Vinnies homelessness service receives renovation and new name

The former St Vincent de Paul NSW Coniston Night Shelter has been transformed into self-contained units with full wrap-around services including case management.

To celebrate the renovations, the Bishop of Wollongong Peter Ingham will officially bless and rename the service on 28 April, to ‘Charles Gordon O’Neill House’ after the founder of the Society and its Good Works in NSW.

Denis Walsh, State President, St Vincent de Paul Society NSW, said the building had gone through several transformations over the years.

“When first built in the early 1960s it would sleep up to 22 men experiencing homelessness who could stay seven nights with access to hot showers, hot meals, and safe accommodation,” he said.

“In December last year the building was renovated to create six  independent, one-bedroom units which each has its own bathroom with laundry. These new apartments provide the men with greater independence, improved private space and dignity as they get back on their feet.

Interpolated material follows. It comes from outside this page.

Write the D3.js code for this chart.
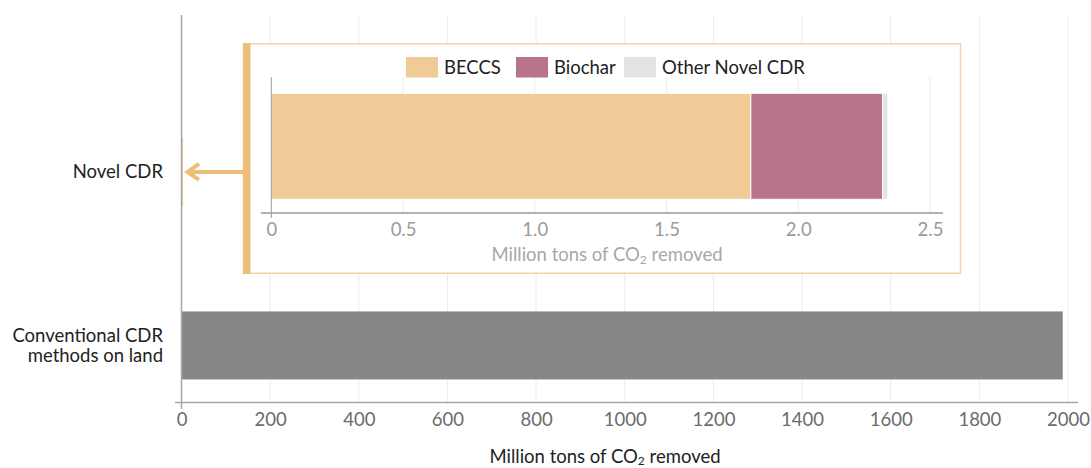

“Charles O’Neill was a young Scottish visionary who combined spirituality with his capacity to give to others. He established the first Conference of the Society in Sydney in 1881 and we have been following his inspired ways and the Good Works he set up since then.”

All residents are supported by caseworkers from St Vincent de Paul Society to link them into longer-term more sustained housing after their stay at Charles Gordon O’Neill House. People who are at risk of homelessness are supported according to their own needs. Case managers help residents create their own goals within a flexible, holistic and achievable framework.

The Vinnies Van and their team who provide social outreach support to people sleeping rough in North Wollongong, Warrawong and Nowra are also based at Charles Gordon O’Neill House.

Vinnies volunteers support people requiring emergency financial assistance at Charles Gordon O’Neill House, through the Care and Support Centre, which residents of Charles Gordon O’Neil House residents can also access.

“A team of Conference members volunteer their time at the centre to assist people in need by providing a listening ear to help solve a problem, or support from trained volunteers to overcome challenging times with finances, housing, welfare or other personal issues,” said Mr Walsh.